6. John Mellencamp: Dance Naked ****
Written off by rock fans in the early 80's as a pop-rock hack when he was still named "Johnny Cougar" (a name he always hated), given a second chance after "Pink Houses" but always given respect grudgingly, most often described as a second-rate Springsteen, Mellencamp's critics have never really figured him out. He's actually been a roots rocker all along, and while he never had the voice or chops or playing acumen to place him on the top tier, he's been plugging away for nearly a quarter century, coming up with tunes not unlike this one, a hit, which has all the requisite qualities of good roots-rock: simple, direct arrangement, get-to-the-point lyrics that wax romantic, and a tunefulness that never comes across as obvious or purely received.

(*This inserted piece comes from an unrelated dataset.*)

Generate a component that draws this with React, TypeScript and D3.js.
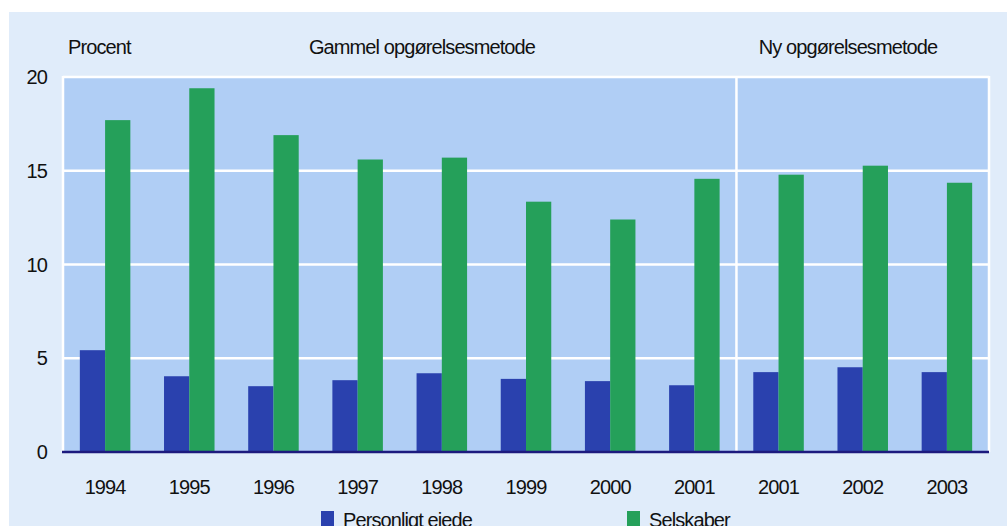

7. Los Lobos: Evangeline ****
East L.A.'s Los Lobos bring a Mexican flavor to 50's style rock 'n' roll, but that description sells this eclectic band short. They love fat sounding saxes and dancehall style rockers, but also branched out into other territory, like alt-rock, progressive rock, jam band rock, and pop in later years. Still, at their heart, they're a hard working roadhouse band with simple, tight arrangements, of which this is one of the best numbers from their breakthrough sophomore effort, How Will The Wolf Survive?, an important album during the thaw of 1984.
8. Lone Justice: Sweet Sweet Baby (I'm Fallin') *****
Maria McKee has one of the finest country/blues voices in rock, and the band was good. Unfortunately, they never quite caught on. Part of it was due to an enormous amount of hype Geffen Records dished on them, which created unrealistic expectations. Part of it was poor touring choices, which had them opening stadium shows for the decidedly non-country, non-roots rock U2 before they had really developed enough of a stage presence to win over restless audiences. All that said, this is a truly great track from their flawed debut; propulsive country-rock-pop with dynamic vocals and solid playing.
9. Beat Farmers: Girl I Almost Married ***
Cult band led by former record store owner Dick Montana. This is one of their later cuts, a tuneful sounding roots rocker with nice organ flourishes in the background. This suffers from a bland, unsympathetic production overall, but it has its hooks. Montana died from a heart attack in 1995.
10. Texas Tornados: Little Bit Is Better Than Nada ***
90's Tex/Mex roots rock supergroup. Features Doug Sahm, Freddy Fender, Augie Meyers, and Flaco Jiminez on accordian. This is a tuneful, funny, party-ready tune that reminds me somewhat of "Margaritaville". They toured and recorded during the early 90's, attracting a mostly Latino audience, until Sahm and Meyers left to reform the Sir Douglas Quintet. They reconvened in 1996 for this album, which sold poorly, but they continued to work together through 1998. Sahm died in 1999. Los Lobos fans and Sir Douglas Quintet fans should check them out.